Your task is to reproduce, verbatim and without pictures, the lines from the opening of the listing through the line containing "const botMinor=[2,4,7,20,40,70];".

**Given data:**
## START

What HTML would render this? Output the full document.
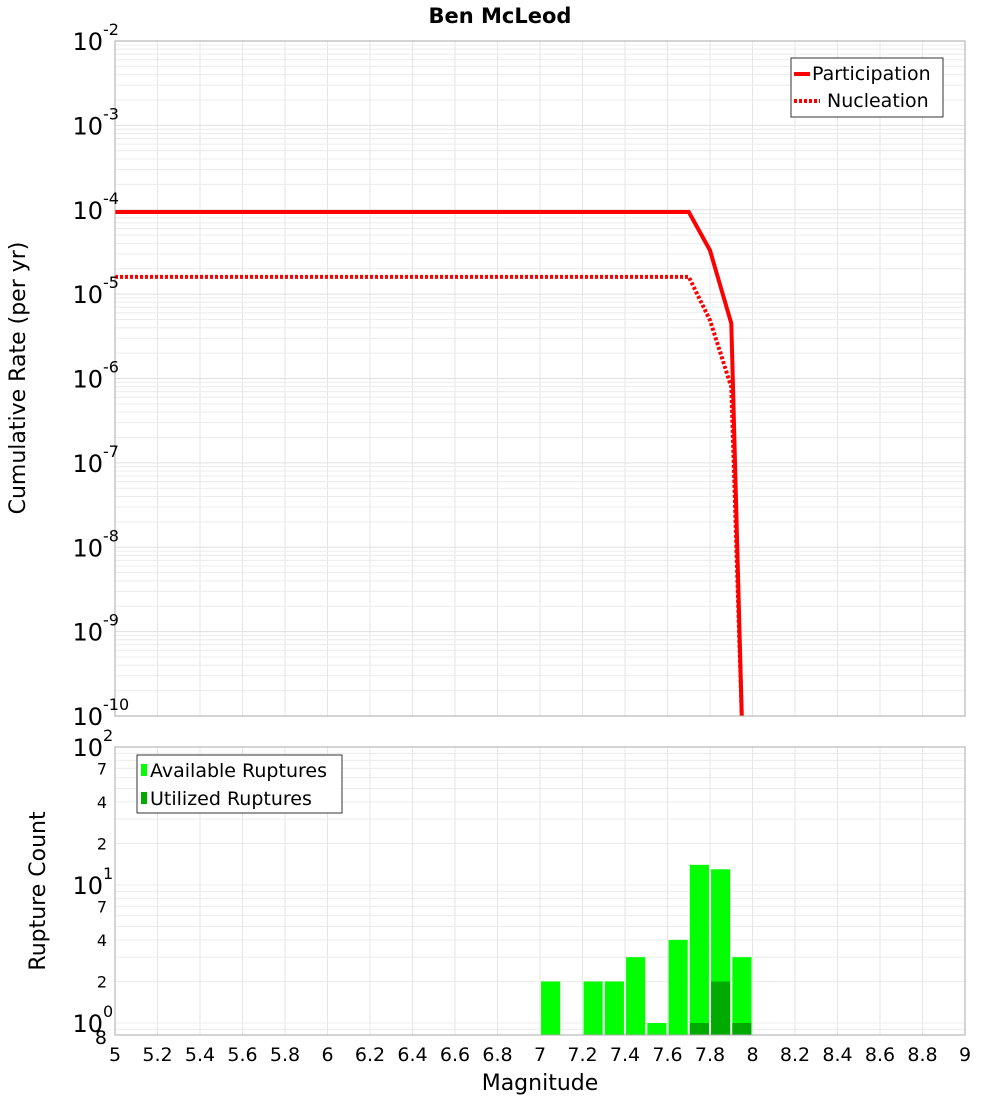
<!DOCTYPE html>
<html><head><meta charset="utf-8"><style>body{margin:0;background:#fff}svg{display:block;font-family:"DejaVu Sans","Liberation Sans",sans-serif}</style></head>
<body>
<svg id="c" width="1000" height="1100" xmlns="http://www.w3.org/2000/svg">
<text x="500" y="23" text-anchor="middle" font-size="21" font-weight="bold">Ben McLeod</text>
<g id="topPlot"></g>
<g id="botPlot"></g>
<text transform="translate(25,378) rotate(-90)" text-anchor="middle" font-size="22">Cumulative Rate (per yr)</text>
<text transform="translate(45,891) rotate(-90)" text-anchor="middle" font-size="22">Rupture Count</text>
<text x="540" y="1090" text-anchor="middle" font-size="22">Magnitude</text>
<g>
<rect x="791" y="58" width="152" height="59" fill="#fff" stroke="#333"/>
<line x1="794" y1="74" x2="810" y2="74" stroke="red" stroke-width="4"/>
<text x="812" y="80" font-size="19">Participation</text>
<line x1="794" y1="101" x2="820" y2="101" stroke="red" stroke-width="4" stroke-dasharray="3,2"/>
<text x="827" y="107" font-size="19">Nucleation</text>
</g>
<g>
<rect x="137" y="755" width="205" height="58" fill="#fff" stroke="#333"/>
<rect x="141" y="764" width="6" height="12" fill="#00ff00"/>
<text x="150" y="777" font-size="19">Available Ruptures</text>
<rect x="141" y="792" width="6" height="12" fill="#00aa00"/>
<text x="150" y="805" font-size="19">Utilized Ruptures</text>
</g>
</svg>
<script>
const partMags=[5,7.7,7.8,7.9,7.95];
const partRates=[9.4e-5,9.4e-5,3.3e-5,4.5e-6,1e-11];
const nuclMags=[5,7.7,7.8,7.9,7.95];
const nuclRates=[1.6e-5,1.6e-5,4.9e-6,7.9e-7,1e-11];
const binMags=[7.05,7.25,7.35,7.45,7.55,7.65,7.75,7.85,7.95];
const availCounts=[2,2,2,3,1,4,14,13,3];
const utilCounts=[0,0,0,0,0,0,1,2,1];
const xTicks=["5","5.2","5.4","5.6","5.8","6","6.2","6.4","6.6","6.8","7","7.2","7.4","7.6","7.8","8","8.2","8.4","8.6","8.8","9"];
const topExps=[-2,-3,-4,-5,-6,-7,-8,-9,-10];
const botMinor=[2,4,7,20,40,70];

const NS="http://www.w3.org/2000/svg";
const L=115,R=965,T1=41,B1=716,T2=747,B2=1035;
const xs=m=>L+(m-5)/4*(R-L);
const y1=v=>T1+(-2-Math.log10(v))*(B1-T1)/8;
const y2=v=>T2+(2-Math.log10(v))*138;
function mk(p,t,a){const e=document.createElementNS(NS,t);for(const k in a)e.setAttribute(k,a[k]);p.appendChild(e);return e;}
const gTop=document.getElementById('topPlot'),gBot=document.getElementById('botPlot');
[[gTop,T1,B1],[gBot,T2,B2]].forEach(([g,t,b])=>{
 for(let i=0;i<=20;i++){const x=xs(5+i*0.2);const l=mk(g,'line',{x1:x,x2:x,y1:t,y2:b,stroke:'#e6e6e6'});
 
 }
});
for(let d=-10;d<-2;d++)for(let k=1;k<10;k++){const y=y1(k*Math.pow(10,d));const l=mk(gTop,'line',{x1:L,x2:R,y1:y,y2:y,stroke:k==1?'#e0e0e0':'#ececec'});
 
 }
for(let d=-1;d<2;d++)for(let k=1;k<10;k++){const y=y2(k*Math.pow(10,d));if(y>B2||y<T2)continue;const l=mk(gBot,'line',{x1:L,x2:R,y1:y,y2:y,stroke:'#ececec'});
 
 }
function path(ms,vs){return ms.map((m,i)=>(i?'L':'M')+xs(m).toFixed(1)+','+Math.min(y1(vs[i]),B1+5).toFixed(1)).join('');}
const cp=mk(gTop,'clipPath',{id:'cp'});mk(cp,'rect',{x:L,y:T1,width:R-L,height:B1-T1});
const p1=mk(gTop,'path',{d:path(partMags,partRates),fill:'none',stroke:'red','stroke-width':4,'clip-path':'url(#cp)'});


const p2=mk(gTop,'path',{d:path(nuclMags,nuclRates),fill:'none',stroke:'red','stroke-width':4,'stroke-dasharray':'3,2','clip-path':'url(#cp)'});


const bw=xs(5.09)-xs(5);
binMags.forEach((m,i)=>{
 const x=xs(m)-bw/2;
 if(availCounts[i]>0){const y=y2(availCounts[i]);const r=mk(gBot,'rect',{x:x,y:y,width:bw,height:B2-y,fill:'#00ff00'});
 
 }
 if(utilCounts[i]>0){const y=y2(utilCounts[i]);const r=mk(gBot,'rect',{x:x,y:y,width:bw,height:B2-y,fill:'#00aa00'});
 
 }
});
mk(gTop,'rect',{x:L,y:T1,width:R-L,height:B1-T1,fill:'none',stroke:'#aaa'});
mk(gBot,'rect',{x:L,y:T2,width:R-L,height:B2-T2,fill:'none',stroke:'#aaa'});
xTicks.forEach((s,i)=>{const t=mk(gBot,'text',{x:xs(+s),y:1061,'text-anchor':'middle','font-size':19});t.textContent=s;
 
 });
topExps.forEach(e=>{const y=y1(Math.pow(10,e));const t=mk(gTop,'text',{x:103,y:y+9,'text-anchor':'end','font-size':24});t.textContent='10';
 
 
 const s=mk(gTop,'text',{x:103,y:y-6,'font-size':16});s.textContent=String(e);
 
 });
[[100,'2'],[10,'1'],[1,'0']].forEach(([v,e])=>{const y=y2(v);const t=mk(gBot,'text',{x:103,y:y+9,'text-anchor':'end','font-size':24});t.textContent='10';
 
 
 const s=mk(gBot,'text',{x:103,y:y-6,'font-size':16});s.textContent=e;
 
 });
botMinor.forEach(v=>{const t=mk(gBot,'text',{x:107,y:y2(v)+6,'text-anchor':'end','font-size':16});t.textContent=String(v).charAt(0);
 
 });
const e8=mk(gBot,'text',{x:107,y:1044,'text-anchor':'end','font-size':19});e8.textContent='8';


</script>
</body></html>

## END

**Response below:**
What HTML would render this? Output the full document.
<!DOCTYPE html>
<html><head><meta charset="utf-8"><style>body{margin:0;background:#fff}svg{display:block;font-family:"DejaVu Sans","Liberation Sans",sans-serif}</style></head>
<body>
<svg id="c" width="1000" height="1100" xmlns="http://www.w3.org/2000/svg">
<text x="500" y="23" text-anchor="middle" font-size="21" font-weight="bold">Ben McLeod</text>
<g id="topPlot"></g>
<g id="botPlot"></g>
<text transform="translate(25,378) rotate(-90)" text-anchor="middle" font-size="22">Cumulative Rate (per yr)</text>
<text transform="translate(45,891) rotate(-90)" text-anchor="middle" font-size="22">Rupture Count</text>
<text x="540" y="1090" text-anchor="middle" font-size="22">Magnitude</text>
<g>
<rect x="791" y="58" width="152" height="59" fill="#fff" stroke="#333"/>
<line x1="794" y1="74" x2="810" y2="74" stroke="red" stroke-width="4"/>
<text x="812" y="80" font-size="19">Participation</text>
<line x1="794" y1="101" x2="820" y2="101" stroke="red" stroke-width="4" stroke-dasharray="3,2"/>
<text x="827" y="107" font-size="19">Nucleation</text>
</g>
<g>
<rect x="137" y="755" width="205" height="58" fill="#fff" stroke="#333"/>
<rect x="141" y="764" width="6" height="12" fill="#00ff00"/>
<text x="150" y="777" font-size="19">Available Ruptures</text>
<rect x="141" y="792" width="6" height="12" fill="#00aa00"/>
<text x="150" y="805" font-size="19">Utilized Ruptures</text>
</g>
</svg>
<script>
const partMags=[5,7.7,7.8,7.9,7.95];
const partRates=[9.4e-5,9.4e-5,3.3e-5,4.5e-6,1e-11];
const nuclMags=[5,7.7,7.8,7.9,7.95];
const nuclRates=[1.6e-5,1.6e-5,4.9e-6,7.9e-7,1e-11];
const binMags=[7.05,7.25,7.35,7.45,7.55,7.65,7.75,7.85,7.95];
const availCounts=[2,2,2,3,1,4,14,13,3];
const utilCounts=[0,0,0,0,0,0,1,2,1];
const xTicks=["5","5.2","5.4","5.6","5.8","6","6.2","6.4","6.6","6.8","7","7.2","7.4","7.6","7.8","8","8.2","8.4","8.6","8.8","9"];
const topExps=[-2,-3,-4,-5,-6,-7,-8,-9,-10];
const botMinor=[2,4,7,20,40,70];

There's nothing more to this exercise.